— Start of Given records —

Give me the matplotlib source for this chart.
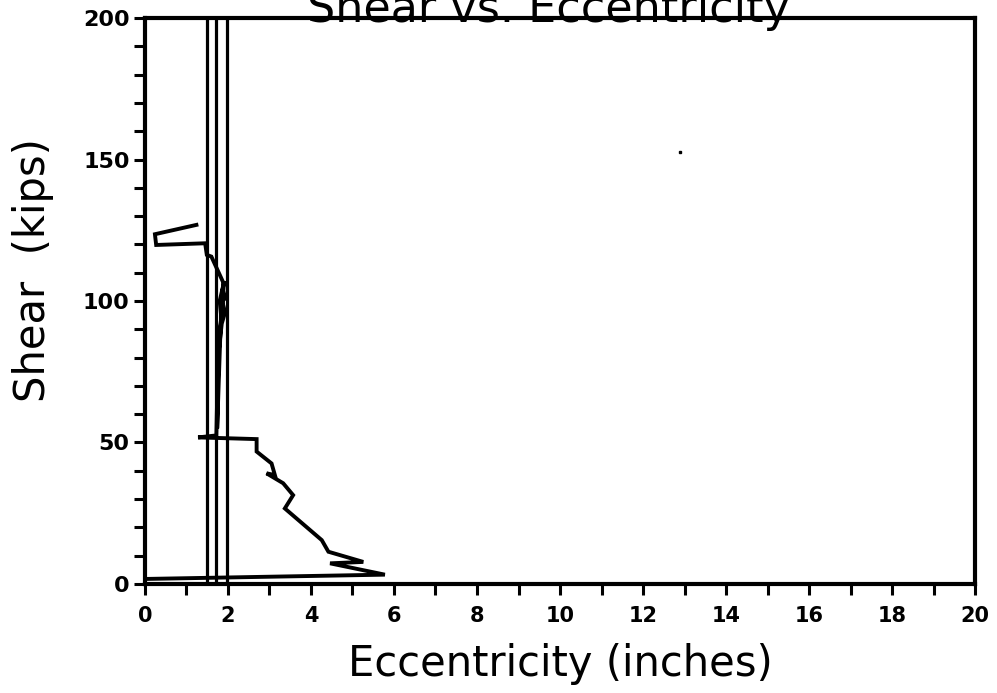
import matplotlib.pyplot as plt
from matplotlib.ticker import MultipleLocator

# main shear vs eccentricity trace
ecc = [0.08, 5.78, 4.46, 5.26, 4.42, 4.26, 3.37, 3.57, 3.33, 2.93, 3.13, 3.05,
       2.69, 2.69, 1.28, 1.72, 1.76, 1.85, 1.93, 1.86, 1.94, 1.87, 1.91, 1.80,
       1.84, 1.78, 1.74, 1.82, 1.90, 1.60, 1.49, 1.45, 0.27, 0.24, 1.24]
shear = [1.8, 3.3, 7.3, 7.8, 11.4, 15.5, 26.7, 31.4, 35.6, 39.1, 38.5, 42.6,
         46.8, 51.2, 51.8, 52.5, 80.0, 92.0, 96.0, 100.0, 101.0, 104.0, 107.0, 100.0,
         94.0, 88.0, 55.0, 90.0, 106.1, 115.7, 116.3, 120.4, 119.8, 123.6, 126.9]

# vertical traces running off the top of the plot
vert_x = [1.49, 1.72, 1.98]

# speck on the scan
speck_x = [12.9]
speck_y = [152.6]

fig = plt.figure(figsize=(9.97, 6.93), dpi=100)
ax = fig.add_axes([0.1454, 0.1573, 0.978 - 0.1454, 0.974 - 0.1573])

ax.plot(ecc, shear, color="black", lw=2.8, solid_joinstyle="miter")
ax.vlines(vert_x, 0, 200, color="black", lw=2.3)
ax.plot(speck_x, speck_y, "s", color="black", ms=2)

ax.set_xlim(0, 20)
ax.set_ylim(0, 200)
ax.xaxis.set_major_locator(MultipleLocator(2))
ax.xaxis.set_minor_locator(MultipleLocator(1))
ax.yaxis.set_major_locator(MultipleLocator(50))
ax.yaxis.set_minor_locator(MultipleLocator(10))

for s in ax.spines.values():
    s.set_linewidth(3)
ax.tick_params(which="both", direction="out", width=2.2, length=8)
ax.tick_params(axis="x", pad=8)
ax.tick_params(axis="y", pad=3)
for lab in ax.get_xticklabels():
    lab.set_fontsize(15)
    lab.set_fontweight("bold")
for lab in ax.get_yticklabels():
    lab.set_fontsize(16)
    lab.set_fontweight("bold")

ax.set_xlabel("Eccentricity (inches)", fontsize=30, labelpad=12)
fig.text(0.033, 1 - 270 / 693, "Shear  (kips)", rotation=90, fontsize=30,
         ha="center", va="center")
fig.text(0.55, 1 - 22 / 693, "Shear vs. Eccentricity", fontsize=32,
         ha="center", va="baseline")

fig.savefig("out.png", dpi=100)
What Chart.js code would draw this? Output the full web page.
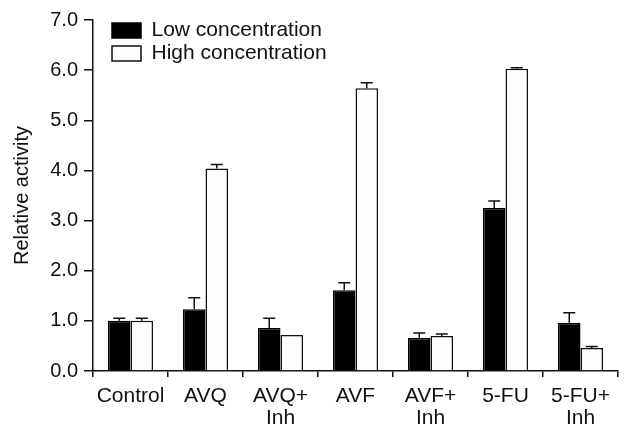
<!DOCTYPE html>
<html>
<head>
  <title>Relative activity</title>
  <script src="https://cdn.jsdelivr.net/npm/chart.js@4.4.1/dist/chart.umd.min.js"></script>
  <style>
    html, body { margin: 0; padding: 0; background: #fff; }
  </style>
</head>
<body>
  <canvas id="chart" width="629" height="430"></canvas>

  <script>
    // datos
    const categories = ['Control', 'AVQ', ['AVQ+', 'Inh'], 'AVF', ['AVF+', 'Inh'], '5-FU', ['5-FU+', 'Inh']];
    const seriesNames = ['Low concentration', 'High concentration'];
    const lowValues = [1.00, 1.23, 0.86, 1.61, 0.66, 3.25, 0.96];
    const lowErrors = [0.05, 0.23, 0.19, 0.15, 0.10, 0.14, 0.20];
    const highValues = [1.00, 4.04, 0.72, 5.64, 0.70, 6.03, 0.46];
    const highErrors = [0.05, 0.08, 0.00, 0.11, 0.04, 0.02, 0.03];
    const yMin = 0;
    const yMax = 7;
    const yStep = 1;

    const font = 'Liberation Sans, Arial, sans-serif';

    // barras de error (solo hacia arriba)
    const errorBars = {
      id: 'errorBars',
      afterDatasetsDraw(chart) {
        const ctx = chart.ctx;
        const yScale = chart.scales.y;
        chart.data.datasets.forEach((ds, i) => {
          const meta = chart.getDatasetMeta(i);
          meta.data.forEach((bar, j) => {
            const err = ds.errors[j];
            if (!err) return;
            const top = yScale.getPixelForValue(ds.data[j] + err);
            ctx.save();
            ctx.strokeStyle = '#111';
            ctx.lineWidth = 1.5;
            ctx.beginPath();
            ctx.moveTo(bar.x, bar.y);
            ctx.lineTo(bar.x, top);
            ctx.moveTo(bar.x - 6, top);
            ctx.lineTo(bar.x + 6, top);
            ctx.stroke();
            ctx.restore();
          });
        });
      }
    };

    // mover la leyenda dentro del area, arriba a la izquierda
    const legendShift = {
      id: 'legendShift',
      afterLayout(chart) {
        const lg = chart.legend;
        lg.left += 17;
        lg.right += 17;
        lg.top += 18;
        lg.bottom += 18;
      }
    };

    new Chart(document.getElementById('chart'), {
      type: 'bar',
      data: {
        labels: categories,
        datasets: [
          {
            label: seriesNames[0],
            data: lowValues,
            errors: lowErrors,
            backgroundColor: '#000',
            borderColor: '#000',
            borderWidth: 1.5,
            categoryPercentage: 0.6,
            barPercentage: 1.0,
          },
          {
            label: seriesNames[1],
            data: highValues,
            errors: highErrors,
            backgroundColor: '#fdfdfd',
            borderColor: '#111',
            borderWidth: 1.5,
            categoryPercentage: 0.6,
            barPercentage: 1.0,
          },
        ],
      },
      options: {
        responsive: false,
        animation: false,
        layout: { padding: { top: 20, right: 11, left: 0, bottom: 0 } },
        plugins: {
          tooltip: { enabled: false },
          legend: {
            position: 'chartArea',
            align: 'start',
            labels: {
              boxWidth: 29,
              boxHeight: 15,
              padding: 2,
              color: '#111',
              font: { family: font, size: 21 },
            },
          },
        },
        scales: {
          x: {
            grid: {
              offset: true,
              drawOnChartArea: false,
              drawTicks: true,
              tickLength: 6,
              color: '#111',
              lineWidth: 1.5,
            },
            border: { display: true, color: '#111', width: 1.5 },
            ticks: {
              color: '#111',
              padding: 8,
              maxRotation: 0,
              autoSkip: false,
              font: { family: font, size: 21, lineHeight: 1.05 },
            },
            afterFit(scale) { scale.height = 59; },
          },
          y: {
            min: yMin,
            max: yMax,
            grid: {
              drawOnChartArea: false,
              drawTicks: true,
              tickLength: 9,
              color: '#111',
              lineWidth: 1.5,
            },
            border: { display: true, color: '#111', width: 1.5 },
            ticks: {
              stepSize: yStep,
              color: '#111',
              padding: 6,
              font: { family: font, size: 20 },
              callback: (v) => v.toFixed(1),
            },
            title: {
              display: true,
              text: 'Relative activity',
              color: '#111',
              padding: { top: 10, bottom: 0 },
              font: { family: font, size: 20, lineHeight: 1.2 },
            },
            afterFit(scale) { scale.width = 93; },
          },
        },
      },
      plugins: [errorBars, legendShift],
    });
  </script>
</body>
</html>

— End of Given records —

Restate the whole of the material word for word without the pictures.

Give me the matplotlib source for this chart.
import matplotlib.pyplot as plt
from matplotlib.ticker import MultipleLocator

# main shear vs eccentricity trace
ecc = [0.08, 5.78, 4.46, 5.26, 4.42, 4.26, 3.37, 3.57, 3.33, 2.93, 3.13, 3.05,
       2.69, 2.69, 1.28, 1.72, 1.76, 1.85, 1.93, 1.86, 1.94, 1.87, 1.91, 1.80,
       1.84, 1.78, 1.74, 1.82, 1.90, 1.60, 1.49, 1.45, 0.27, 0.24, 1.24]
shear = [1.8, 3.3, 7.3, 7.8, 11.4, 15.5, 26.7, 31.4, 35.6, 39.1, 38.5, 42.6,
         46.8, 51.2, 51.8, 52.5, 80.0, 92.0, 96.0, 100.0, 101.0, 104.0, 107.0, 100.0,
         94.0, 88.0, 55.0, 90.0, 106.1, 115.7, 116.3, 120.4, 119.8, 123.6, 126.9]

# vertical traces running off the top of the plot
vert_x = [1.49, 1.72, 1.98]

# speck on the scan
speck_x = [12.9]
speck_y = [152.6]

fig = plt.figure(figsize=(9.97, 6.93), dpi=100)
ax = fig.add_axes([0.1454, 0.1573, 0.978 - 0.1454, 0.974 - 0.1573])

ax.plot(ecc, shear, color="black", lw=2.8, solid_joinstyle="miter")
ax.vlines(vert_x, 0, 200, color="black", lw=2.3)
ax.plot(speck_x, speck_y, "s", color="black", ms=2)

ax.set_xlim(0, 20)
ax.set_ylim(0, 200)
ax.xaxis.set_major_locator(MultipleLocator(2))
ax.xaxis.set_minor_locator(MultipleLocator(1))
ax.yaxis.set_major_locator(MultipleLocator(50))
ax.yaxis.set_minor_locator(MultipleLocator(10))

for s in ax.spines.values():
    s.set_linewidth(3)
ax.tick_params(which="both", direction="out", width=2.2, length=8)
ax.tick_params(axis="x", pad=8)
ax.tick_params(axis="y", pad=3)
for lab in ax.get_xticklabels():
    lab.set_fontsize(15)
    lab.set_fontweight("bold")
for lab in ax.get_yticklabels():
    lab.set_fontsize(16)
    lab.set_fontweight("bold")

ax.set_xlabel("Eccentricity (inches)", fontsize=30, labelpad=12)
fig.text(0.033, 1 - 270 / 693, "Shear  (kips)", rotation=90, fontsize=30,
         ha="center", va="center")
fig.text(0.55, 1 - 22 / 693, "Shear vs. Eccentricity", fontsize=32,
         ha="center", va="baseline")

fig.savefig("out.png", dpi=100)
What Chart.js code would draw this? Output the full web page.
<!DOCTYPE html>
<html>
<head>
  <title>Relative activity</title>
  <script src="https://cdn.jsdelivr.net/npm/chart.js@4.4.1/dist/chart.umd.min.js"></script>
  <style>
    html, body { margin: 0; padding: 0; background: #fff; }
  </style>
</head>
<body>
  <canvas id="chart" width="629" height="430"></canvas>

  <script>
    // datos
    const categories = ['Control', 'AVQ', ['AVQ+', 'Inh'], 'AVF', ['AVF+', 'Inh'], '5-FU', ['5-FU+', 'Inh']];
    const seriesNames = ['Low concentration', 'High concentration'];
    const lowValues = [1.00, 1.23, 0.86, 1.61, 0.66, 3.25, 0.96];
    const lowErrors = [0.05, 0.23, 0.19, 0.15, 0.10, 0.14, 0.20];
    const highValues = [1.00, 4.04, 0.72, 5.64, 0.70, 6.03, 0.46];
    const highErrors = [0.05, 0.08, 0.00, 0.11, 0.04, 0.02, 0.03];
    const yMin = 0;
    const yMax = 7;
    const yStep = 1;

    const font = 'Liberation Sans, Arial, sans-serif';

    // barras de error (solo hacia arriba)
    const errorBars = {
      id: 'errorBars',
      afterDatasetsDraw(chart) {
        const ctx = chart.ctx;
        const yScale = chart.scales.y;
        chart.data.datasets.forEach((ds, i) => {
          const meta = chart.getDatasetMeta(i);
          meta.data.forEach((bar, j) => {
            const err = ds.errors[j];
            if (!err) return;
            const top = yScale.getPixelForValue(ds.data[j] + err);
            ctx.save();
            ctx.strokeStyle = '#111';
            ctx.lineWidth = 1.5;
            ctx.beginPath();
            ctx.moveTo(bar.x, bar.y);
            ctx.lineTo(bar.x, top);
            ctx.moveTo(bar.x - 6, top);
            ctx.lineTo(bar.x + 6, top);
            ctx.stroke();
            ctx.restore();
          });
        });
      }
    };

    // mover la leyenda dentro del area, arriba a la izquierda
    const legendShift = {
      id: 'legendShift',
      afterLayout(chart) {
        const lg = chart.legend;
        lg.left += 17;
        lg.right += 17;
        lg.top += 18;
        lg.bottom += 18;
      }
    };

    new Chart(document.getElementById('chart'), {
      type: 'bar',
      data: {
        labels: categories,
        datasets: [
          {
            label: seriesNames[0],
            data: lowValues,
            errors: lowErrors,
            backgroundColor: '#000',
            borderColor: '#000',
            borderWidth: 1.5,
            categoryPercentage: 0.6,
            barPercentage: 1.0,
          },
          {
            label: seriesNames[1],
            data: highValues,
            errors: highErrors,
            backgroundColor: '#fdfdfd',
            borderColor: '#111',
            borderWidth: 1.5,
            categoryPercentage: 0.6,
            barPercentage: 1.0,
          },
        ],
      },
      options: {
        responsive: false,
        animation: false,
        layout: { padding: { top: 20, right: 11, left: 0, bottom: 0 } },
        plugins: {
          tooltip: { enabled: false },
          legend: {
            position: 'chartArea',
            align: 'start',
            labels: {
              boxWidth: 29,
              boxHeight: 15,
              padding: 2,
              color: '#111',
              font: { family: font, size: 21 },
            },
          },
        },
        scales: {
          x: {
            grid: {
              offset: true,
              drawOnChartArea: false,
              drawTicks: true,
              tickLength: 6,
              color: '#111',
              lineWidth: 1.5,
            },
            border: { display: true, color: '#111', width: 1.5 },
            ticks: {
              color: '#111',
              padding: 8,
              maxRotation: 0,
              autoSkip: false,
              font: { family: font, size: 21, lineHeight: 1.05 },
            },
            afterFit(scale) { scale.height = 59; },
          },
          y: {
            min: yMin,
            max: yMax,
            grid: {
              drawOnChartArea: false,
              drawTicks: true,
              tickLength: 9,
              color: '#111',
              lineWidth: 1.5,
            },
            border: { display: true, color: '#111', width: 1.5 },
            ticks: {
              stepSize: yStep,
              color: '#111',
              padding: 6,
              font: { family: font, size: 20 },
              callback: (v) => v.toFixed(1),
            },
            title: {
              display: true,
              text: 'Relative activity',
              color: '#111',
              padding: { top: 10, bottom: 0 },
              font: { family: font, size: 20, lineHeight: 1.2 },
            },
            afterFit(scale) { scale.width = 93; },
          },
        },
      },
      plugins: [errorBars, legendShift],
    });
  </script>
</body>
</html>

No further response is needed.